» **Exercise goal**
Each line from the top of the listing through the one holding "const bottomLimitRuns = [[0,255,-1.71]];" should be restated word for word, with nothing added and no pictures.

» **Data block**
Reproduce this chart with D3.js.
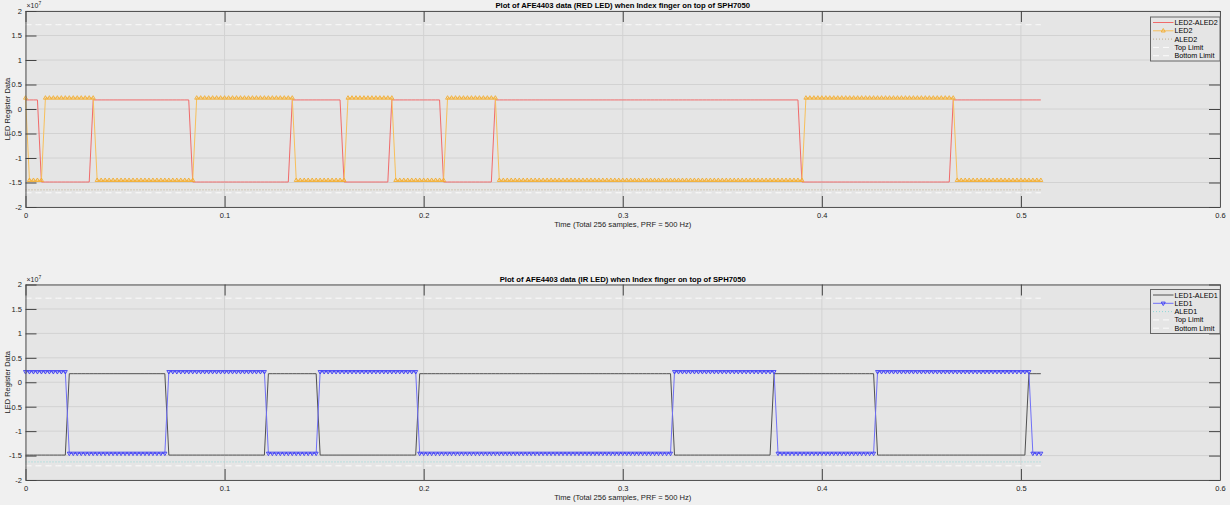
<!DOCTYPE html>
<html><head><meta charset="utf-8">
<script src="https://cdn.jsdelivr.net/npm/d3@7"></script>
<style>
body{margin:0;background:#f0f0f0;}
svg{display:block;font-family:"Liberation Sans",Arial,Helvetica,sans-serif;}
</style>
</head><body>
<svg id="chart" width="1230" height="505"></svg>
<script>
// ---------------- data (values in units of 1e7) ----------------
const PRF = 500;            // Hz, sample n is at time n / PRF
const N = 256;
const xTicks = [0, 0.1, 0.2, 0.3, 0.4, 0.5, 0.6];
const yTicks = [-2, -1.5, -1, -0.5, 0, 0.5, 1, 1.5, 2];
const xTickLabels = ["0", "0.1", "0.2", "0.3", "0.4", "0.5", "0.6"];
const yTickLabels = ["-2", "-1.5", "-1", "-0.5", "0", "0.5", "1", "1.5", "2"];

// runs: [firstSample, lastSample, value]
const led2AledRuns = [[0,3,0.185],[4,16,-1.49],[17,41,0.185],[42,66,-1.49],[67,79,0.185],[80,91,-1.49],[92,104,0.185],[105,117,-1.49],[118,194,0.185],[195,232,-1.49],[233,255,0.185]];
const led2Runs = [[0,0,0.225],[1,4,-1.455],[5,17,0.225],[18,42,-1.455],[43,67,0.225],[68,80,-1.455],[81,92,0.225],[93,105,-1.455],[106,118,0.225],[119,195,-1.455],[196,233,0.225],[234,255,-1.455]];
const aled2Runs = [[0,255,-1.65]];
const led1AledRuns = [[0,10,-1.49],[11,35,0.175],[36,60,-1.49],[61,73,0.175],[74,98,-1.49],[99,162,0.175],[163,187,-1.49],[188,213,0.175],[214,251,-1.49],[252,255,0.175]];
const led1Runs = [[0,10,0.215],[11,35,-1.455],[36,60,0.215],[61,73,-1.455],[74,98,0.215],[99,162,-1.455],[163,188,0.215],[189,213,-1.455],[214,252,0.215],[253,255,-1.455]];
const aled1Runs = [[0,255,-1.63]];
const topLimitRuns = [[0,255,1.72]];
const bottomLimitRuns = [[0,255,-1.71]];

const titles = ["Plot of AFE4403 data (RED LED) when Index finger on top of SPH7050",
                "Plot of AFE4403 data (IR LED) when Index finger on top of SPH7050"];
const xLabel = "Time (Total 256 samples, PRF = 500 Hz)";
const yLabel = "LED Register Data";
const legendTop = ["LED2-ALED2", "LED2", "ALED2", "Top Limit", "Bottom Limit"];
const legendBottom = ["LED1-ALED1", "LED1", "ALED1", "Top Limit", "Bottom Limit"];

// expand runs into per-sample points
function expand(runs) {
  const pts = [];
  runs.forEach(([a, b, v]) => { for (let n = a; n <= b; n++) pts.push({t: n / PRF, v}); });
  return pts;
}

// ---------------- drawing ----------------
const svg = d3.select("#chart");
const L = 25.5, R = 1220;
const x = d3.scaleLinear().domain([0, 0.6]).range([L, R]);

function panel(top, bottom, title, series, legendNames, legendTopY) {
  const y = d3.scaleLinear().domain([-2, 2]).range([bottom, top]);
  const g = svg.append("g");
  g.append("rect").attr("x", L).attr("y", top).attr("width", R - L).attr("height", bottom - top)
    .attr("fill", "#e5e5e5");
  // grid
  g.selectAll(".gy").data(yTicks).join("line")
    .attr("x1", L).attr("x2", R).attr("y1", d => y(d)).attr("y2", d => y(d))
    .attr("stroke", "#d2d2d2").attr("stroke-width", 1);
  g.selectAll(".gx").data(xTicks).join("line")
    .attr("y1", top).attr("y2", bottom).attr("x1", d => x(d)).attr("x2", d => x(d))
    .attr("stroke", "#d2d2d2").attr("stroke-width", 1);

  const clipId = "clip" + Math.round(top);
  svg.append("clipPath").attr("id", clipId).append("rect")
    .attr("x", L - 3).attr("y", top).attr("width", R - L + 3).attr("height", bottom - top);
  const dg = g.append("g").attr("clip-path", `url(#${clipId})`);
  const line = d3.line().x(d => x(d.t)).y(d => y(d.v));
  series.forEach(s => {
    const pts = expand(s.runs);
    dg.append("path").datum(pts).attr("d", line).attr("fill", "none")
      .attr("stroke", s.color).attr("stroke-width", s.width || 1)
      .attr("stroke-dasharray", s.dash || null);
    if (s.marker) {
      const sym = s.marker === "up" ? "M0,-2.3L2,1.2L-2,1.2Z" : "M0,2.3L2,-1.2L-2,-1.2Z";
      dg.selectAll(null).data(pts).join("path")
        .attr("d", sym).attr("transform", d => `translate(${x(d.t)},${y(d.v)})`)
        .attr("fill", "none").attr("stroke", s.mcolor).attr("stroke-width", 0.9);
    }
  });

  // axes
  const fmtX = (d, i) => xTickLabels[i];
  const fmtY = (d, i) => yTickLabels[i];
  const axB = g.append("g").attr("transform", `translate(0,${bottom})`)
    .call(d3.axisBottom(x).tickValues(xTicks).tickFormat(fmtX).tickSizeInner(-11).tickSizeOuter(0).tickPadding(16));
  const axT = g.append("g").attr("transform", `translate(0,${top})`)
    .call(d3.axisTop(x).tickValues(xTicks).tickFormat("").tickSizeInner(-11).tickSizeOuter(0));
  const axL = g.append("g").attr("transform", `translate(${L},0)`)
    .call(d3.axisLeft(y).tickValues(yTicks).tickFormat(fmtY).tickSizeInner(-11).tickSizeOuter(0).tickPadding(14));
  const axR = g.append("g").attr("transform", `translate(${R},0)`)
    .call(d3.axisRight(y).tickValues(yTicks).tickFormat("").tickSizeInner(-11).tickSizeOuter(0));
  [axB, axT, axL, axR].forEach(a => {
    a.selectAll("path.domain").attr("stroke", "#555");
    a.selectAll(".tick line").attr("stroke", "#444");
    a.selectAll("text").attr("fill", "#222").attr("font-size", "7.5px").attr("font-family", null);
  });
  axB.selectAll("text").attr("dy", "0.35em").attr("y", 8);
  axL.selectAll("text").attr("x", -3.5);

  // exponent
  const ex = g.append("text").attr("x", L + 1).attr("y", top - 3).attr("font-size", "7px").attr("fill", "#262626");
  ex.append("tspan").text("\u00d710");
  ex.append("tspan").attr("font-size", "5px").attr("dy", -3).text("7");

  // title, labels
  g.append("text").attr("x", (L + R) / 2).attr("y", top - 3).attr("text-anchor", "middle")
    .attr("font-size", "7.7px").attr("font-weight", "bold").attr("fill", "#000").text(title);
  g.append("text").attr("x", (L + R) / 2).attr("y", bottom + 20).attr("text-anchor", "middle")
    .attr("font-size", "7.6px").attr("fill", "#222").text(xLabel);
  g.append("text").attr("transform", `translate(10,${(top + bottom) / 2}) rotate(-90)`)
    .attr("text-anchor", "middle").attr("font-size", "7.5px").attr("fill", "#222").text(yLabel);

  // legend
  const lx = 1150.5, lw = 69.5, lh = 44;
  const lg = g.append("g");
  lg.append("rect").attr("x", lx).attr("y", legendTopY).attr("width", lw).attr("height", lh)
    .attr("fill", "#e5e5e5").attr("stroke", "#666").attr("stroke-width", 1);
  series.forEach((s, i) => {
    const yy = legendTopY + 5.5 + i * 8.3;
    lg.append("line").attr("x1", lx + 2.5).attr("x2", lx + 23).attr("y1", yy).attr("y2", yy)
      .attr("stroke", s.color).attr("stroke-width", s.width || 1).attr("stroke-dasharray", s.dash || null);
    if (s.marker) {
      const sym = s.marker === "up" ? "M0,-2.3L2,1.2L-2,1.2Z" : "M0,2.3L2,-1.2L-2,-1.2Z";
      lg.append("path").attr("d", sym).attr("transform", `translate(${lx + 12.75},${yy})`)
        .attr("fill", "none").attr("stroke", s.mcolor).attr("stroke-width", 0.9);
    }
    lg.append("text").attr("x", lx + 24).attr("y", yy).attr("dy", "0.35em")
      .attr("font-size", "7.2px").attr("fill", "#000").text(legendNames[i]);
  });
}

panel(11, 207, titles[0], [
  {runs: led2AledRuns, color: "#f06a6a"},
  {runs: led2Runs, color: "#f7bf5a", marker: "up", mcolor: "#f3ad2e"},
  {runs: aled2Runs, color: "#bfae8a", dash: "1,2"},
  {runs: topLimitRuns, color: "#fbfbfb", dash: "6,4"},
  {runs: bottomLimitRuns, color: "#fbfbfb", dash: "6,4"}
], legendTop, 17);

panel(284.5, 480, titles[1], [
  {runs: led1AledRuns, color: "#505050"},
  {runs: led1Runs, color: "#6f6ff7", marker: "down", mcolor: "#3b3bf5"},
  {runs: aled1Runs, color: "#8fd8d8", dash: "1,2"},
  {runs: topLimitRuns, color: "#fbfbfb", dash: "6,4"},
  {runs: bottomLimitRuns, color: "#fbfbfb", dash: "6,4"}
], legendBottom, 289.5);
</script>
</body></html>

» **Output**
Reproduce this chart with D3.js.
<!DOCTYPE html>
<html><head><meta charset="utf-8">
<script src="https://cdn.jsdelivr.net/npm/d3@7"></script>
<style>
body{margin:0;background:#f0f0f0;}
svg{display:block;font-family:"Liberation Sans",Arial,Helvetica,sans-serif;}
</style>
</head><body>
<svg id="chart" width="1230" height="505"></svg>
<script>
// ---------------- data (values in units of 1e7) ----------------
const PRF = 500;            // Hz, sample n is at time n / PRF
const N = 256;
const xTicks = [0, 0.1, 0.2, 0.3, 0.4, 0.5, 0.6];
const yTicks = [-2, -1.5, -1, -0.5, 0, 0.5, 1, 1.5, 2];
const xTickLabels = ["0", "0.1", "0.2", "0.3", "0.4", "0.5", "0.6"];
const yTickLabels = ["-2", "-1.5", "-1", "-0.5", "0", "0.5", "1", "1.5", "2"];

// runs: [firstSample, lastSample, value]
const led2AledRuns = [[0,3,0.185],[4,16,-1.49],[17,41,0.185],[42,66,-1.49],[67,79,0.185],[80,91,-1.49],[92,104,0.185],[105,117,-1.49],[118,194,0.185],[195,232,-1.49],[233,255,0.185]];
const led2Runs = [[0,0,0.225],[1,4,-1.455],[5,17,0.225],[18,42,-1.455],[43,67,0.225],[68,80,-1.455],[81,92,0.225],[93,105,-1.455],[106,118,0.225],[119,195,-1.455],[196,233,0.225],[234,255,-1.455]];
const aled2Runs = [[0,255,-1.65]];
const led1AledRuns = [[0,10,-1.49],[11,35,0.175],[36,60,-1.49],[61,73,0.175],[74,98,-1.49],[99,162,0.175],[163,187,-1.49],[188,213,0.175],[214,251,-1.49],[252,255,0.175]];
const led1Runs = [[0,10,0.215],[11,35,-1.455],[36,60,0.215],[61,73,-1.455],[74,98,0.215],[99,162,-1.455],[163,188,0.215],[189,213,-1.455],[214,252,0.215],[253,255,-1.455]];
const aled1Runs = [[0,255,-1.63]];
const topLimitRuns = [[0,255,1.72]];
const bottomLimitRuns = [[0,255,-1.71]];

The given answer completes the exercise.